# RECORDS PROVIDED
........

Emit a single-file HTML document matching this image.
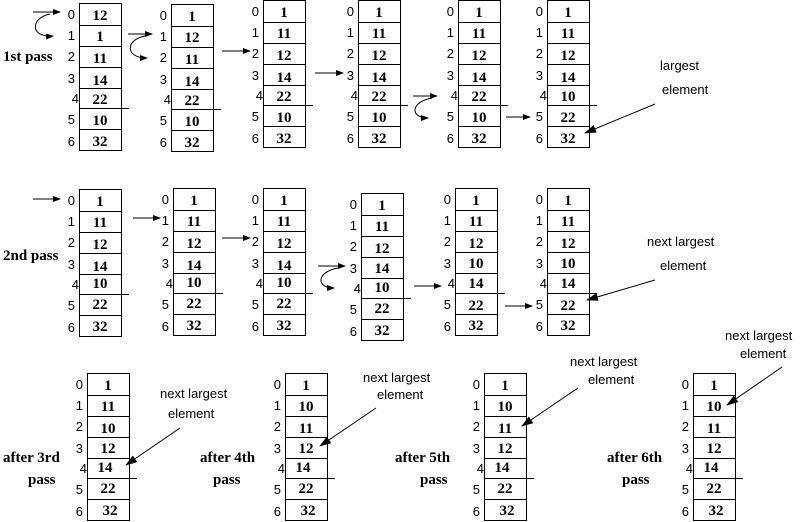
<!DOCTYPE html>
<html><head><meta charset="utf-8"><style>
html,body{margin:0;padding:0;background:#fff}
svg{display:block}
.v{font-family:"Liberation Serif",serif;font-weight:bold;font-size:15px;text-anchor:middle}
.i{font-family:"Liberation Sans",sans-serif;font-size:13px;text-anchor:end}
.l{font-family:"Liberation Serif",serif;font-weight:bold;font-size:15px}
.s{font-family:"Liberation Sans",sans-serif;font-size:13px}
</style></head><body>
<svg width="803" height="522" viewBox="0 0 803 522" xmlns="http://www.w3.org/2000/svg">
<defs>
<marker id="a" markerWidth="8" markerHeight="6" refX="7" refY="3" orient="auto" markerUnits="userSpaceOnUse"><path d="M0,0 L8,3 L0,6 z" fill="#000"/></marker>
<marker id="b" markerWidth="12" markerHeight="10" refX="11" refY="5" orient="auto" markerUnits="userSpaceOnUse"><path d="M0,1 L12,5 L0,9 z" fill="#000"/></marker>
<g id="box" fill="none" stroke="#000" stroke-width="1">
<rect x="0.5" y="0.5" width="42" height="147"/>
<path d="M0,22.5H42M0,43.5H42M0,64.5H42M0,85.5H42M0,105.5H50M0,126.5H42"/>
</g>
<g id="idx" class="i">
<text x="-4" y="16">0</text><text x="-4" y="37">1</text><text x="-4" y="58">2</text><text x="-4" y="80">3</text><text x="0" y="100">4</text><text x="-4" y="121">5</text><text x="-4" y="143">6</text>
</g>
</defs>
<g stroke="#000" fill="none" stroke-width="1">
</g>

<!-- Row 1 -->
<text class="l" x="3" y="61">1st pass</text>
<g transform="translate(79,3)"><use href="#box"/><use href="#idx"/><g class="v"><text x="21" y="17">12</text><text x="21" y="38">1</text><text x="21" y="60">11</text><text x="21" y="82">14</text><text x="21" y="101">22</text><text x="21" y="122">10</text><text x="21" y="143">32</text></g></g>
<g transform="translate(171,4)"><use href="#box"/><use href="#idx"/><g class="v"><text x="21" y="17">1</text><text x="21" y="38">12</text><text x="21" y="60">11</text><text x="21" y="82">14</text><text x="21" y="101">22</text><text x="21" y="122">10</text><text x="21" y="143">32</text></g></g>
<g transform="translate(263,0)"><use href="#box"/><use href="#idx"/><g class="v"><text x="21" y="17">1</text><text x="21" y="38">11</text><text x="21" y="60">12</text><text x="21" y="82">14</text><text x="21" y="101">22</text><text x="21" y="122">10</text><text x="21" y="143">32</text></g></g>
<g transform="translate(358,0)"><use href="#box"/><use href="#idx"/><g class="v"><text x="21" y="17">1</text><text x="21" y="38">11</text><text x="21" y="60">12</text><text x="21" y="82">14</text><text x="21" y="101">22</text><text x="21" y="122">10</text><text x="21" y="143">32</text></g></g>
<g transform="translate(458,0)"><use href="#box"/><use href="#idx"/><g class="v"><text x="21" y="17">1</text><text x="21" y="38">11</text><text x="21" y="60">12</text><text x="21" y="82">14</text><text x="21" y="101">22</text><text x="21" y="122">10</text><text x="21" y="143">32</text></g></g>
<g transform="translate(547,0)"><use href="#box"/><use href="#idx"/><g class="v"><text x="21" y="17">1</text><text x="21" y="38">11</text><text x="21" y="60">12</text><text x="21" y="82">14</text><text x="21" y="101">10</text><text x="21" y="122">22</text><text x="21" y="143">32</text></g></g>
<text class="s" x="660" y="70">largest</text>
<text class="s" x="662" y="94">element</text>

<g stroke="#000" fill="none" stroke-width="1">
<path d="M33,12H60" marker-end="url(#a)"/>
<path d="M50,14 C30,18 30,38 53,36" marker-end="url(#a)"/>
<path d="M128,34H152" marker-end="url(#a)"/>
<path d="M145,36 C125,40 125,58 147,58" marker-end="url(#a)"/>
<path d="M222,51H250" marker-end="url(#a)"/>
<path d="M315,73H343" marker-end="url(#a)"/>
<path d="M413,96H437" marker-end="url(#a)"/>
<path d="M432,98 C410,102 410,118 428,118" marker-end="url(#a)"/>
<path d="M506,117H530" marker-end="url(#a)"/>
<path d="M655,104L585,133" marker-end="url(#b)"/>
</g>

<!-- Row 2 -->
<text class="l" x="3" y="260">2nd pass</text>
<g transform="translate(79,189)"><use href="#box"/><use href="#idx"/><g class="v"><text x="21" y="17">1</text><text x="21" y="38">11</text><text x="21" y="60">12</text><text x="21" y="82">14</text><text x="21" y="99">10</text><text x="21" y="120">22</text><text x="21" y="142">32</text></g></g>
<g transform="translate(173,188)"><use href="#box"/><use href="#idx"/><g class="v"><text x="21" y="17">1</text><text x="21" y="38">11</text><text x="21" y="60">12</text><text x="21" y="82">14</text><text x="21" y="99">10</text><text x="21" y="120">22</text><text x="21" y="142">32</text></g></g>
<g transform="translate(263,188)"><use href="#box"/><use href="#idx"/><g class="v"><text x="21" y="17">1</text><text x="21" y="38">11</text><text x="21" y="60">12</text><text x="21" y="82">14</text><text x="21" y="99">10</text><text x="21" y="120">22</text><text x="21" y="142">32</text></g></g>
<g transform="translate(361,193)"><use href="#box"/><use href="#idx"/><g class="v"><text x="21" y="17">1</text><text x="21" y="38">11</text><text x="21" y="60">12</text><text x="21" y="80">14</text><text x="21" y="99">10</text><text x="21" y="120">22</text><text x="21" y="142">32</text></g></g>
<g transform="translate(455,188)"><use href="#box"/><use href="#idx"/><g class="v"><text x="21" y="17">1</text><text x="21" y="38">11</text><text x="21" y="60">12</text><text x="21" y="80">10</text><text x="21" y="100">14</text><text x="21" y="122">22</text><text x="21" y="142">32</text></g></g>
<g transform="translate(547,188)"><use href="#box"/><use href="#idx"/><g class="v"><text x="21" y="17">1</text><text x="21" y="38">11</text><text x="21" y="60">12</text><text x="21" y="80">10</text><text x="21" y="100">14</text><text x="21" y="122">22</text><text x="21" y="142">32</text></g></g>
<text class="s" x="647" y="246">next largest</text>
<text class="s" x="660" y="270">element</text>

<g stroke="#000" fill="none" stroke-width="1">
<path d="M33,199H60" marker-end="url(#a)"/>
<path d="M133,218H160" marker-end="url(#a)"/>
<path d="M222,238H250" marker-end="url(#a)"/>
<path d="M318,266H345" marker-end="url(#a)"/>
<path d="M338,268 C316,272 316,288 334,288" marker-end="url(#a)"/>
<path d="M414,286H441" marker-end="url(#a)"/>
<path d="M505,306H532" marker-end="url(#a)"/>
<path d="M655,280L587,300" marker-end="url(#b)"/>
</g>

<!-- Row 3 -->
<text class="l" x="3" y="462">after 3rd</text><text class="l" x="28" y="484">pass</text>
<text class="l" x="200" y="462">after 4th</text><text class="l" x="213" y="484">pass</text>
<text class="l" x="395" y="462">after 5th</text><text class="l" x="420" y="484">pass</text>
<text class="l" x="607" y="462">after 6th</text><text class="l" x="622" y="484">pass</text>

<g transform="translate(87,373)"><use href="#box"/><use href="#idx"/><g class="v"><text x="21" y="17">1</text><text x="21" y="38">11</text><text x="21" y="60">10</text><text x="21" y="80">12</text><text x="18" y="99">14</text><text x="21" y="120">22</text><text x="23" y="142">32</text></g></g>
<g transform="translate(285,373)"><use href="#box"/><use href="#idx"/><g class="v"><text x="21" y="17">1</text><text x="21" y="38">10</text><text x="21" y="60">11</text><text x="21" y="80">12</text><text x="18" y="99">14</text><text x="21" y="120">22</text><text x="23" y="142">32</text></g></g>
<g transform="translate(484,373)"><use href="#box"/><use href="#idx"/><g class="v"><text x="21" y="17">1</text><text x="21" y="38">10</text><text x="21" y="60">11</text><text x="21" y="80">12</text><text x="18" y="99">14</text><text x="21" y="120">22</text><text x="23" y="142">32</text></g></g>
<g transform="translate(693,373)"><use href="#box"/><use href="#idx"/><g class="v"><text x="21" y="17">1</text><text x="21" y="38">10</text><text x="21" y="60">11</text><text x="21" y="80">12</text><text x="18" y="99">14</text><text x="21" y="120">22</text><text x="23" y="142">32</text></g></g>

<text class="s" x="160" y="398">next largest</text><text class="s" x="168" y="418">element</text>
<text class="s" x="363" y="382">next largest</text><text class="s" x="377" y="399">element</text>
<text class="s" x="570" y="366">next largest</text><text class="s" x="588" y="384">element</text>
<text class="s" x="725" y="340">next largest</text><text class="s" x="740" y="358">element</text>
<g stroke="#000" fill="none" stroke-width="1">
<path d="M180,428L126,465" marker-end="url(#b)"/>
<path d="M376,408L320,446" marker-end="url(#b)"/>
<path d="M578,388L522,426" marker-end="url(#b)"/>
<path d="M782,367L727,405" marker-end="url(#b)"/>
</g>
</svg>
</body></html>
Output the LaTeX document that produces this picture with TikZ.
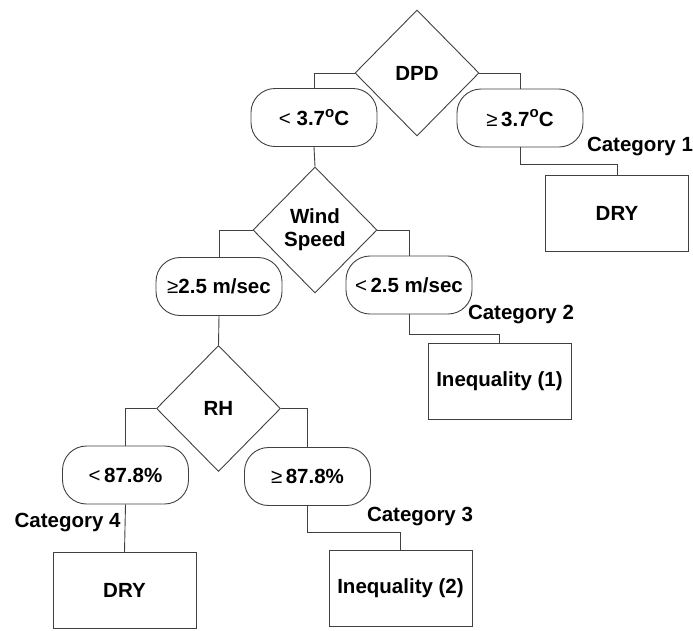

........

# WHAT TO WORK ON
Work through the records above line by line and count those that hold the string "this". Give only the result.

# RESULT
2